REQUIRED WORK -
Copy nothing but the text: reproduce each line of the listing exactly and leave the pictures out.

* * * * * * * * *

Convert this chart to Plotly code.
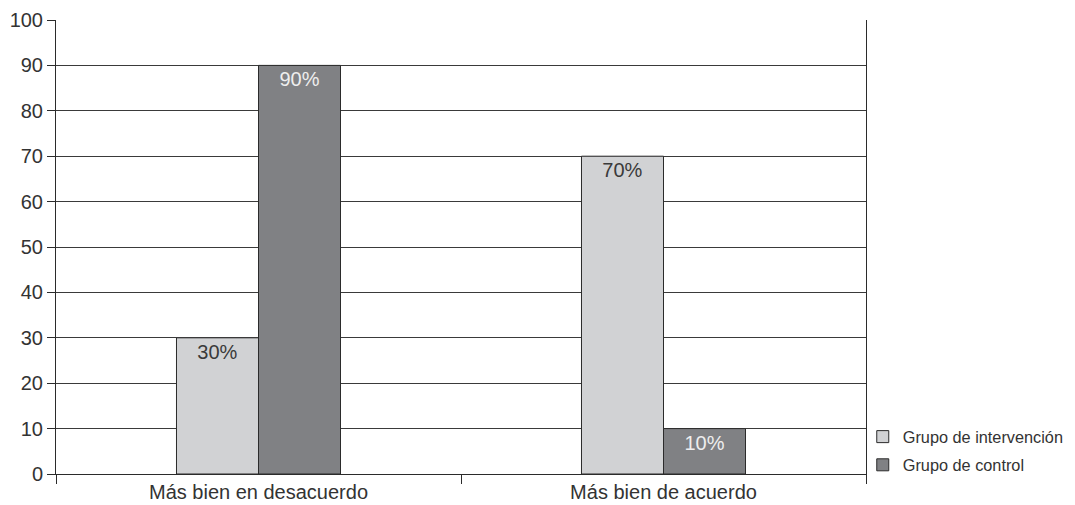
import plotly.graph_objects as go

categories = ["Más bien en desacuerdo", "Más bien de acuerdo"]
intervencion = [30, 70]
control = [90, 10]
intervencion_labels = ["30%", "70%"]
control_labels = ["90%", "10%"]
y_ticks = [0, 10, 20, 30, 40, 50, 60, 70, 80, 90, 100]

FONT = "Liberation Sans, Arial, sans-serif"

fig = go.Figure()
fig.add_trace(go.Bar(
    name="Grupo de intervención", x=categories, y=intervencion,
    text=intervencion_labels, textposition="inside", insidetextanchor="end",
    marker=dict(color="#d1d2d4", line=dict(color="#2b2b2b", width=1)),
    textfont=dict(family=FONT, size=20, color="#3a3a3a"),
    legendgroup="a",
))
fig.add_trace(go.Bar(
    name="Grupo de control", x=categories, y=control,
    text=control_labels, textposition="inside", insidetextanchor="end",
    marker=dict(color="#808184", line=dict(color="#2b2b2b", width=1)),
    textfont=dict(family=FONT, size=20, color="#eeeeee"),
    legendgroup="b",
))

fig.update_layout(
    width=1067, height=497,
    margin=dict(l=48, r=209, t=12, b=31, autoexpand=False),
    paper_bgcolor="white", plot_bgcolor="white",
    barmode="group", bargap=0.595, bargroupgap=0,
    font=dict(family=FONT, size=20, color="#333333"),
    legend=dict(
        x=0.996, y=0.12, xanchor="left", yanchor="top",
        font=dict(family=FONT, size=16.3, color="#333333"),
        bgcolor="rgba(0,0,0,0)", tracegroupgap=4, traceorder="grouped",
    ),
    uniformtext=dict(minsize=20, mode="show"),
)
fig.update_xaxes(
    showline=True, linecolor="#2b2b2b", linewidth=1,
    ticks="outside", ticklen=9, tickcolor="#2b2b2b", tickson="boundaries",
    tickfont=dict(family=FONT, size=20, color="#333333"),
    showgrid=False, mirror=False, automargin=False,
)
fig.update_yaxes(
    range=[0, 100], tickvals=y_ticks,
    showline=True, linecolor="#2b2b2b", linewidth=1, mirror=True,
    ticks="outside", ticklen=8, tickcolor="#2b2b2b",
    showgrid=True, gridcolor="#3a3a3a", gridwidth=1,
    zeroline=False, automargin=False,
    tickfont=dict(family=FONT, size=20, color="#333333"),
)

fig.write_html("out.html")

* * * * * * * * *

SOLUTION FOR THIS TASK -
Convert this chart to Plotly code.
import plotly.graph_objects as go

categories = ["Más bien en desacuerdo", "Más bien de acuerdo"]
intervencion = [30, 70]
control = [90, 10]
intervencion_labels = ["30%", "70%"]
control_labels = ["90%", "10%"]
y_ticks = [0, 10, 20, 30, 40, 50, 60, 70, 80, 90, 100]

FONT = "Liberation Sans, Arial, sans-serif"

fig = go.Figure()
fig.add_trace(go.Bar(
    name="Grupo de intervención", x=categories, y=intervencion,
    text=intervencion_labels, textposition="inside", insidetextanchor="end",
    marker=dict(color="#d1d2d4", line=dict(color="#2b2b2b", width=1)),
    textfont=dict(family=FONT, size=20, color="#3a3a3a"),
    legendgroup="a",
))
fig.add_trace(go.Bar(
    name="Grupo de control", x=categories, y=control,
    text=control_labels, textposition="inside", insidetextanchor="end",
    marker=dict(color="#808184", line=dict(color="#2b2b2b", width=1)),
    textfont=dict(family=FONT, size=20, color="#eeeeee"),
    legendgroup="b",
))

fig.update_layout(
    width=1067, height=497,
    margin=dict(l=48, r=209, t=12, b=31, autoexpand=False),
    paper_bgcolor="white", plot_bgcolor="white",
    barmode="group", bargap=0.595, bargroupgap=0,
    font=dict(family=FONT, size=20, color="#333333"),
    legend=dict(
        x=0.996, y=0.12, xanchor="left", yanchor="top",
        font=dict(family=FONT, size=16.3, color="#333333"),
        bgcolor="rgba(0,0,0,0)", tracegroupgap=4, traceorder="grouped",
    ),
    uniformtext=dict(minsize=20, mode="show"),
)
fig.update_xaxes(
    showline=True, linecolor="#2b2b2b", linewidth=1,
    ticks="outside", ticklen=9, tickcolor="#2b2b2b", tickson="boundaries",
    tickfont=dict(family=FONT, size=20, color="#333333"),
    showgrid=False, mirror=False, automargin=False,
)
fig.update_yaxes(
    range=[0, 100], tickvals=y_ticks,
    showline=True, linecolor="#2b2b2b", linewidth=1, mirror=True,
    ticks="outside", ticklen=8, tickcolor="#2b2b2b",
    showgrid=True, gridcolor="#3a3a3a", gridwidth=1,
    zeroline=False, automargin=False,
    tickfont=dict(family=FONT, size=20, color="#333333"),
)

fig.write_html("out.html")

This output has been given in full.